Jonjo O'Neill, a dual champion as a jockey, not only never won a Grand National in the saddle but never completed the course, not even on the Gold Cup winner Alverton, who was going easily when he fell and broke his neck after being unsighted at the second Becher's. In his second career, O'Neill has had three runners and was arguably deprived of victory last year when Liam Cooper lost his whip on the eventual runner-up, Clan Royal.

Paul Nicholls

In 23 shots at the target, trainer Paul Nicholls has yet to saddle a finisher. Escartefigue nearly got round five years ago, but unseated at the last; Nicholls' unluckiest loser was Ad Hoc three years ago, who was running strongly when he tripped over a faller three out.
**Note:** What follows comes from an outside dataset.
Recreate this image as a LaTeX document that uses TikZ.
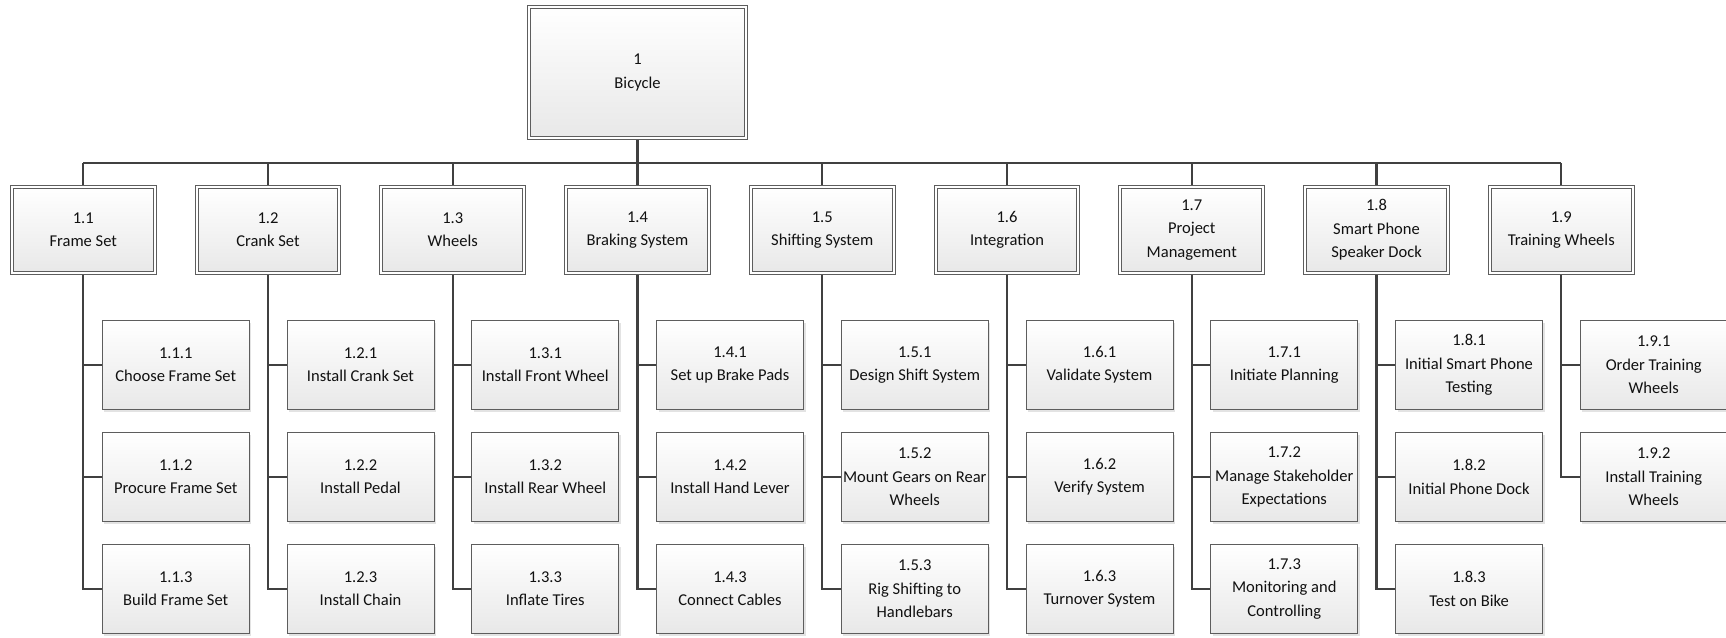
\documentclass[tikz,border=0pt]{standalone}
\usepackage{fontspec}
\setmainfont{Carlito}
\usetikzlibrary{positioning,shadows,backgrounds}
\definecolor{wbsline}{HTML}{404040}
\definecolor{wbstext}{HTML}{111111}
\tikzset{
  wbsbox/.style={draw=wbsline!85, line width=0.75pt, top color=white, bottom color=black!9,
    outer sep=0pt, inner sep=1pt, align=center, text=wbstext,
    font=\fontsize{12.4}{17.5}\selectfont,
    drop shadow={shadow xshift=1.5pt, shadow yshift=-1.5pt, fill=black!22}},
  topbox/.style={wbsbox, double=white, double distance=1.5pt, minimum width=162.75pt, minimum height=98.25pt},
  lonebox/.style={wbsbox, double=white, double distance=1.5pt, minimum width=107pt, minimum height=64.5pt},
  leafbox/.style={wbsbox, minimum width=110.25pt, minimum height=66.75pt},
  wbsconn/.style={draw=wbsline, line width=1.8pt}
}

\begin{document}
\begin{tikzpicture}[node distance=31.5625pt]
  \useasboundingbox (0,0) rectangle (1294.5pt,-477.75pt);
  \node[topbox] (w) at (478.125pt,-54.375pt) {1\\Bicycle};

  % level 1
  \node[lonebox, below=36.75pt of w] (w4) {1.4\\Braking System};
  \node[lonebox, left=of w4] (w3) {1.3\\Wheels};
  \node[lonebox, left=of w3] (w2) {1.2\\Crank Set};
  \node[lonebox, left=of w2] (w1) {1.1\\Frame Set};
  \node[lonebox, right=of w4] (w5) {1.5\\Shifting System};
  \node[lonebox, right=of w5] (w6) {1.6\\Integration};
  \node[lonebox, right=of w6] (w7) {1.7\\Project\\Management};
  \node[lonebox, right=of w7] (w8) {1.8\\Smart Phone\\Speaker Dock};
  \node[lonebox, right=of w8] (w9) {1.9\\Training Wheels};

  % level 2
  \node[leafbox, below=35.625pt of w1, xshift=69.375pt] (w11) {1.1.1\\Choose Frame Set};
  \node[leafbox, below=17.25pt of w11] (w12) {1.1.2\\Procure Frame Set};
  \node[leafbox, below=17.25pt of w12] (w13) {1.1.3\\Build Frame Set};

  \node[leafbox, below=35.625pt of w2, xshift=69.375pt] (w21) {1.2.1\\Install Crank Set};
  \node[leafbox, below=17.25pt of w21] (w22) {1.2.2\\Install Pedal};
  \node[leafbox, below=17.25pt of w22] (w23) {1.2.3\\Install Chain};

  \node[leafbox, below=35.625pt of w3, xshift=69.375pt] (w31) {1.3.1\\Install Front Wheel};
  \node[leafbox, below=17.25pt of w31] (w32) {1.3.2\\Install Rear Wheel};
  \node[leafbox, below=17.25pt of w32] (w33) {1.3.3\\Inflate Tires};

  \node[leafbox, below=35.625pt of w4, xshift=69.375pt] (w41) {1.4.1\\Set up Brake Pads};
  \node[leafbox, below=17.25pt of w41] (w42) {1.4.2\\Install Hand Lever};
  \node[leafbox, below=17.25pt of w42] (w43) {1.4.3\\Connect Cables};

  \node[leafbox, below=35.625pt of w5, xshift=69.375pt] (w51) {1.5.1\\Design Shift System};
  \node[leafbox, below=17.25pt of w51] (w52) {1.5.2\\Mount Gears on Rear\\Wheels};
  \node[leafbox, below=17.25pt of w52] (w53) {1.5.3\\Rig Shifting to\\Handlebars};

  \node[leafbox, below=35.625pt of w6, xshift=69.375pt] (w61) {1.6.1\\Validate System};
  \node[leafbox, below=17.25pt of w61] (w62) {1.6.2\\Verify System};
  \node[leafbox, below=17.25pt of w62] (w63) {1.6.3\\Turnover System};

  \node[leafbox, below=35.625pt of w7, xshift=69.375pt] (w71) {1.7.1\\Initiate Planning};
  \node[leafbox, below=17.25pt of w71] (w72) {1.7.2\\Manage Stakeholder\\Expectations};
  \node[leafbox, below=17.25pt of w72] (w73) {1.7.3\\Monitoring and\\Controlling};

  \node[leafbox, below=35.625pt of w8, xshift=69.375pt] (w81) {1.8.1\\Initial Smart Phone\\Testing};
  \node[leafbox, below=17.25pt of w81] (w82) {1.8.2\\Initial Phone Dock};
  \node[leafbox, below=17.25pt of w82] (w83) {1.8.3\\Test on Bike};

  \node[leafbox, below=35.625pt of w9, xshift=69.375pt] (w91) {1.9.1\\Order Training\\Wheels};
  \node[leafbox, below=17.25pt of w91] (w92) {1.9.2\\Install Training\\Wheels};

  % connectors
  \begin{scope}[on background layer]
    \coordinate (bus) at ([yshift=-18.75pt]w.south);
    \draw[wbsconn] (w.south) -- (bus);
    \draw[wbsconn] (bus -| w1) -- (bus -| w9);
    \foreach \k in {1,...,9}
      \draw[wbsconn] (bus -| w\k) -- (w\k.north);
    \foreach \k in {1,...,8}
      \foreach \j in {1,2,3}
        \draw[wbsconn] (w\k.south) |- (w\k\j.west);
    \foreach \j in {1,2}
      \draw[wbsconn] (w9.south) |- (w9\j.west);
  \end{scope}
\end{tikzpicture}
\end{document}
In 1999, much-fancied Double Thriller fell, for the only time in his life, at the first, and a fine effort from outsider Torduff Express two years ago was thwarted by a slipped saddle.

Tony McCoy

Many a top-class jockey retires without having won a National - Peter Scudamore and John Francome, to name but two - but that statistic will not be acceptable to the nine-times champion Tony McCoy, who has been on the floor more often than not in nine rides. His only completions have been two thirds on Blowing Wind, who was going best of all of the five second-circuit survivors in 2001 when taken out by a loose horse.

David Johnson

Few owners have invested more in jump racing than David Johnson, but Aintree has not been a happy hunting ground, despite Cyfor Malta's spectacular win over the Grand National fences in 1998. A year later he lost Eudipe, who was killed at Becher's the first time he ever fell, and Gris d'Estruval at the meeting. His first to complete the National from eight runners was Lord Atterbury, third last year.